The buyer will want to ensure that they find out as much information as possible about your business so that they are able to make an informed decision. Ordinarily you will receive a legal due diligence questionnaire via your solicitor which will need to be completed accurately. Due to the introduction of GDPR, there is expected to be an increased emphasis on data protection compliance. The buyer’s adviser will be looking closely at the answers provided to identify whether the business has been complying. It is very important that your business can demonstrate compliance, as the buyer’s adviser will be highlighting the sanctions which can be imposed for non-compliance to the prospective buyer.
It would be most beneficial for you to identify the data processed and review the procedures that you have in place before you commence the sale process. We have the necessary expertise to assist you with this at Swayne Johnson, as our Commercial team regularly deal with business sales and we have the specialist knowledge to provide advice on GDPR.
The buyer will want to obtain certain information including but not limited to, the type of personal data processed, how the business collects and stores the data, whether appropriate records have been kept, whether a data protection officer has been appointed and whether there are any data processing agreements with third parties.
If you are able to demonstrate that your business has carefully considered the relevant requirements of GDPR it will be a relief to a prospective buyer.
Having the insight into your business will then enable us to assist you with answering the due diligence questionnaire.
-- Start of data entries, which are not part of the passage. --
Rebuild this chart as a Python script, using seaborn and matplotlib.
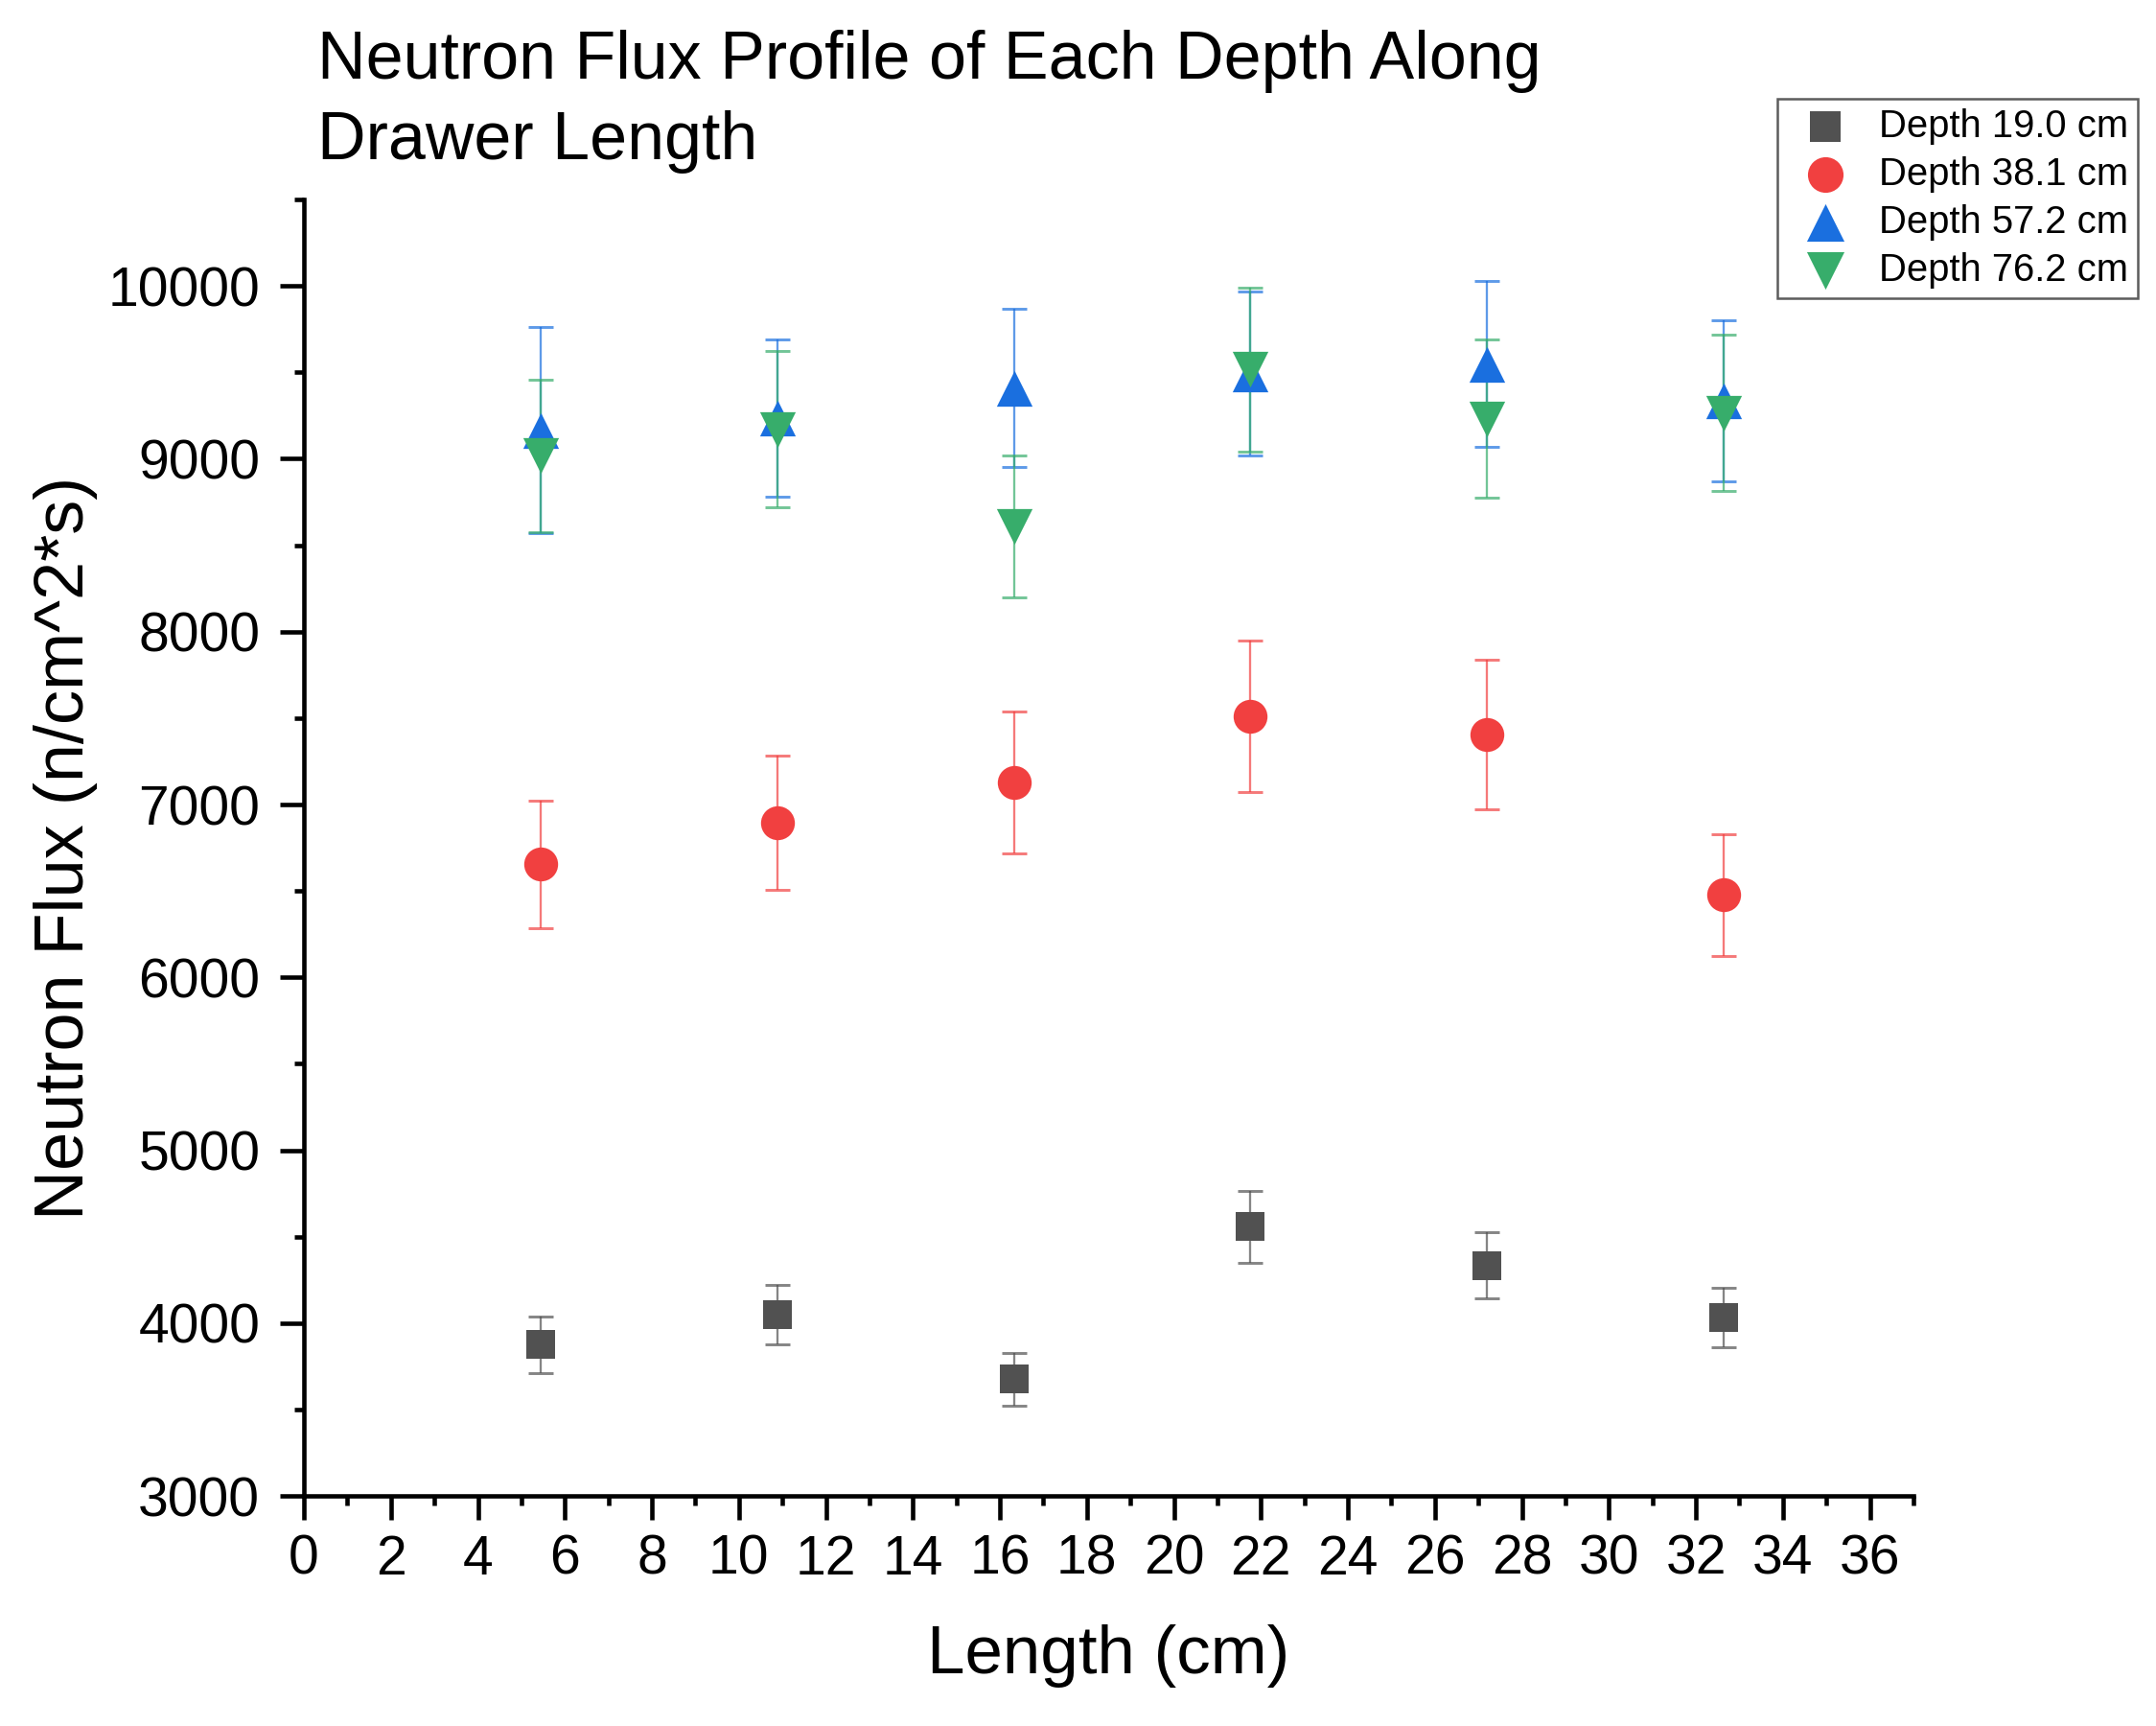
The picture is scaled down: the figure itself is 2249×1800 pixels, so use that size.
import matplotlib
matplotlib.use("Agg")
import matplotlib.pyplot as plt
from matplotlib.ticker import MultipleLocator
import seaborn as sns
import pandas as pd

# positions along the drawer (cm)
length = [5.44, 10.88, 16.32, 21.76, 27.2, 32.64]

depths = ["Depth 19.0 cm", "Depth 38.1 cm", "Depth 57.2 cm", "Depth 76.2 cm"]

flux_19 = [3876, 4050, 3676, 4559, 4333, 4031]
err_19 = [164, 172, 153, 208, 191, 172]

flux_38 = [6655, 6897, 7128, 7510, 7404, 6476]
err_38 = [368, 388, 410, 440, 434, 352]

flux_57 = [9165, 9233, 9410, 9492, 9548, 9335]
err_57 = [595, 455, 460, 475, 480, 465]

flux_76 = [9017, 9170, 8610, 9516, 9231, 9265]
err_76 = [440, 452, 412, 475, 457, 453]

colors = ["#515151", "#F14040", "#1A6FDF", "#37AD6B"]
markers = ["s", "o", "^", "v"]
sizes = [52, 72, 80, 80]

# build one long table
frames = []
for name, vals, errs in zip(depths, [flux_19, flux_38, flux_57, flux_76],
                            [err_19, err_38, err_57, err_76]):
    frames.append(pd.DataFrame({"Length": length, "Flux": vals, "Err": errs, "Depth": name}))
df = pd.concat(frames, ignore_index=True)

sns.set_style("ticks")
plt.rcParams["font.family"] = ["Liberation Sans", "DejaVu Sans"]
plt.rcParams.update({"text.color": "black", "axes.labelcolor": "black",
                     "xtick.color": "black", "ytick.color": "black"})

fig = plt.figure(figsize=(2249 / 300, 1800 / 300), dpi=300)
ax = fig.add_axes([0.141, 0.1333, 0.7465, 0.7511])

# error bars first, markers on top
for name, col in zip(depths, colors):
    sub = df[df["Depth"] == name]
    ax.errorbar(sub["Length"], sub["Flux"], yerr=sub["Err"], fmt="none",
                ecolor=col, elinewidth=0.55, capsize=3.2, capthick=0.7,
                alpha=0.7, zorder=2)

for name, col, mk, sz in zip(depths, colors, markers, sizes):
    sub = df[df["Depth"] == name]
    sns.scatterplot(data=sub, x="Length", y="Flux", color=col, marker=mk, s=sz,
                    linewidth=0, label=name, ax=ax, zorder=3, legend=False)

ax.set_xlim(0, 37)
ax.set_ylim(3000, 10500)
ax.xaxis.set_major_locator(MultipleLocator(2))
ax.xaxis.set_minor_locator(MultipleLocator(1))
ax.yaxis.set_major_locator(MultipleLocator(1000))
ax.yaxis.set_minor_locator(MultipleLocator(500))

sns.despine(ax=ax)
for s in ["left", "bottom"]:
    ax.spines[s].set_linewidth(1.1)
    ax.spines[s].set_color("black")

ax.tick_params(which="major", direction="out", length=6, width=1.1, labelsize=13.7)
ax.tick_params(which="minor", direction="out", length=2.5, width=1.1)
ax.tick_params(axis="x", which="major", pad=3.5)
ax.tick_params(axis="y", which="major", pad=5)

ax.set_xlabel("Length (cm)", fontsize=17)
ax.set_ylabel("Neutron Flux (n/cm^2*s)", fontsize=17.3)
ax.xaxis.set_label_coords(0.5, -0.099)
ax.yaxis.set_label_coords(-0.128, 0.5)

fig.text(0.147, 0.983, "Neutron Flux Profile of Each Depth Along\nDrawer Length",
         fontsize=16.8, ha="left", va="top", linespacing=1.37)

handles, labels = ax.get_legend_handles_labels()
leg = ax.legend(handles, labels, loc="upper right", bbox_to_anchor=(0.9915, 0.943),
                bbox_transform=fig.transFigure, fontsize=9.6, frameon=True,
                fancybox=False, borderpad=0.25, labelspacing=0.3,
                handlelength=2.0, handletextpad=0.4, borderaxespad=0, markerscale=1.05)
leg.get_frame().set_edgecolor("#333333")
leg.get_frame().set_linewidth(0.6)

fig.savefig("out.png", dpi=300, facecolor="white")
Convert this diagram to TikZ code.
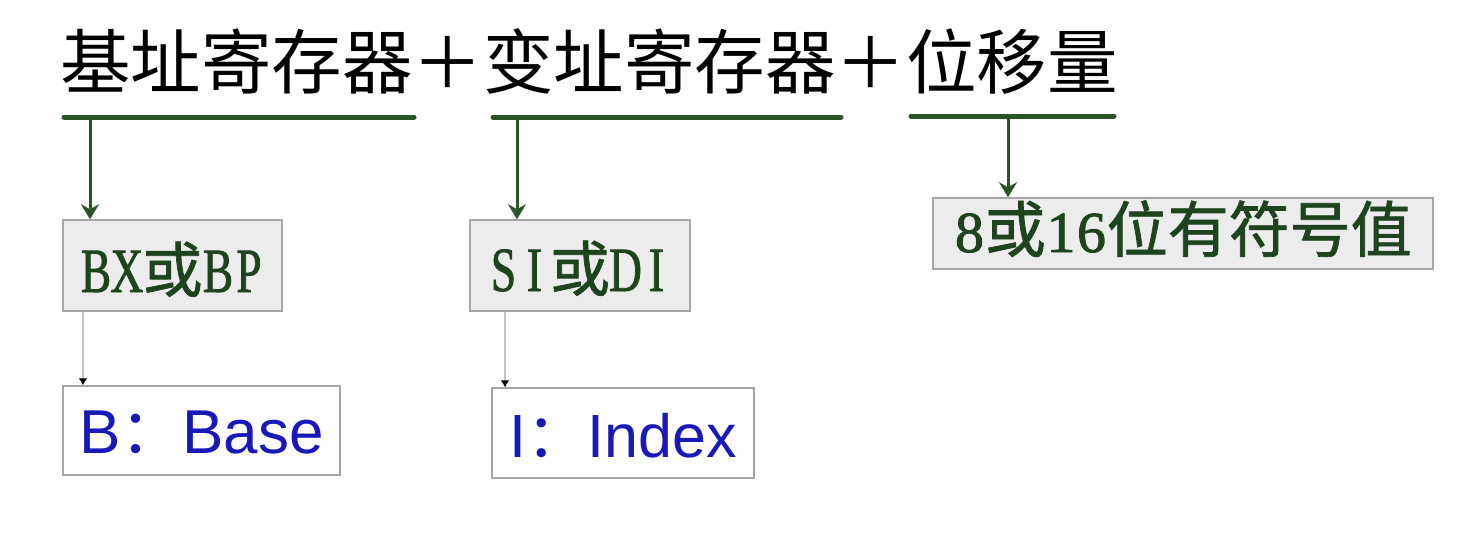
\documentclass[tikz,border=0pt]{standalone}
\usepackage{fontspec}
\usetikzlibrary{arrows.meta}
\newfontfamily\cjk{Noto Sans CJK SC}
\newfontfamily\cjkb[FakeBold=1.2]{Noto Sans CJK SC}
\newfontfamily\latserif[FakeStretch=0.72,FakeBold=1.2]{Liberation Serif}
\newfontfamily\digserif[FakeBold=1.6]{Liberation Serif}
\newfontfamily\latsans{Liberation Sans}
\definecolor{lgreen}{RGB}{40,85,35}
\definecolor{tgreen}{RGB}{30,68,30}
\definecolor{tblue}{RGB}{25,25,185}
\definecolor{boxgray}{RGB}{236,236,236}
\definecolor{edgegray}{RGB}{165,165,165}
\definecolor{linkgray}{RGB}{195,195,195}
\newcommand\hw[1]{\makebox[31pt]{\latserif\fontsize{63}{70}\selectfont #1}}
\newcommand\hd[1]{\makebox[30.5pt]{\digserif\fontsize{58}{70}\selectfont #1}}
\begin{document}
\begin{tikzpicture}[x=1pt,y=-1pt,
  gbox/.style={draw=edgegray, line width=1.5pt, fill=boxgray, inner sep=0pt, text=tgreen},
  wbox/.style={draw=edgegray, line width=1.5pt, fill=white, inner sep=0pt, text=tblue},
  uline/.style={draw=lgreen, line width=5pt, line cap=round},
  garrow/.style={draw=lgreen, line width=3pt, -{Stealth[length=15pt,width=18pt,inset=5pt,lgreen]}},
  link/.style={draw=linkgray, line width=2pt, -{Latex[length=7pt,width=9pt,black]}},
  cjkfont/.style={font=\cjk\fontsize{#1}{#1}\selectfont}
]
\fill[white] (0,0) rectangle (1472,544);
\useasboundingbox (0,0) rectangle (1472,544);

% title
\node[cjkfont=70.5, anchor=base west, inner sep=0pt, text=black] (title) at (60,88)
  {基址寄存器＋变址寄存器＋位移量};

% underlines
\coordinate (u1a) at (64,117);  \coordinate (u1b) at (414,117);
\coordinate (u2a) at (493,117); \coordinate (u2b) at (841,117);
\coordinate (u3a) at (911,116); \coordinate (u3b) at (1114,116);
\draw[uline] (u1a) -- (u1b);
\draw[uline] (u2a) -- (u2b);
\draw[uline] (u3a) -- (u3b);

% boxes
\node[gbox, minimum width=219pt, text height=72pt, text depth=19pt] (b1) at (172.5,265.5)
  {\hw{B}\hw{X}{\cjkb\fontsize{60}{60}\selectfont 或}\hw{B}\hw{P}};
\node[gbox, minimum width=220pt, text height=71pt, text depth=20pt] (b2) at (580,265.5)
  {\hw{S}\hw{I}{\cjkb\fontsize{60}{60}\selectfont 或}\hw{D}\hw{I}};
\node[gbox, minimum width=500pt, text height=54pt, text depth=17pt] (b3) at (1183,233.5)
  {\hd{8}{\cjkb\fontsize{61}{61}\selectfont 或}\hd{1}\hd{6}{\cjkb\fontsize{61}{61}\selectfont 位有符号值}};
\node[wbox, minimum width=277pt, text height=67pt, text depth=22pt] (b4) at (201.5,430.5)
  {\latsans\fontsize{62}{62}\selectfont B{\cjk ：}Base};
\node[wbox, minimum width=262pt, text height=69pt, text depth=21pt] (b5) at (623,433)
  {\latsans\fontsize{61}{61}\selectfont I{\cjk ：}Index};

% green arrows
\coordinate (a1) at (90,117);
\coordinate (a2) at (517,117);
\coordinate (a3) at (1008,116);
\draw[garrow] (a1) -- (a1 |- b1.north);
\draw[garrow] (a2) -- (a2 |- b2.north);
\draw[garrow] (a3) -- (a3 |- b3.north);

% gray links
\coordinate (g1) at (83,0);
\coordinate (g2) at (505,0);
\draw[link] (g1 |- b1.south) -- (g1 |- b4.north);
\draw[link] (g2 |- b2.south) -- (g2 |- b5.north);
\end{tikzpicture}
\end{document}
We will be advising that the disclosure needs to be made in accordance with the lawfulness, fairness and transparency principle under the GDPR. It is highly likely that you will need to redact or anonymise personal data before providing it to the buyer. For example, information relating to employees and individual customers/clients and suppliers.
It is also anticipated that there will be more focus on the negotiations in respect of the data protection warranties, especially if the due diligence reveals that there are potential data protection liabilities. We are able to offer the necessary advice and provide you with an explanation in respect of your specific circumstances.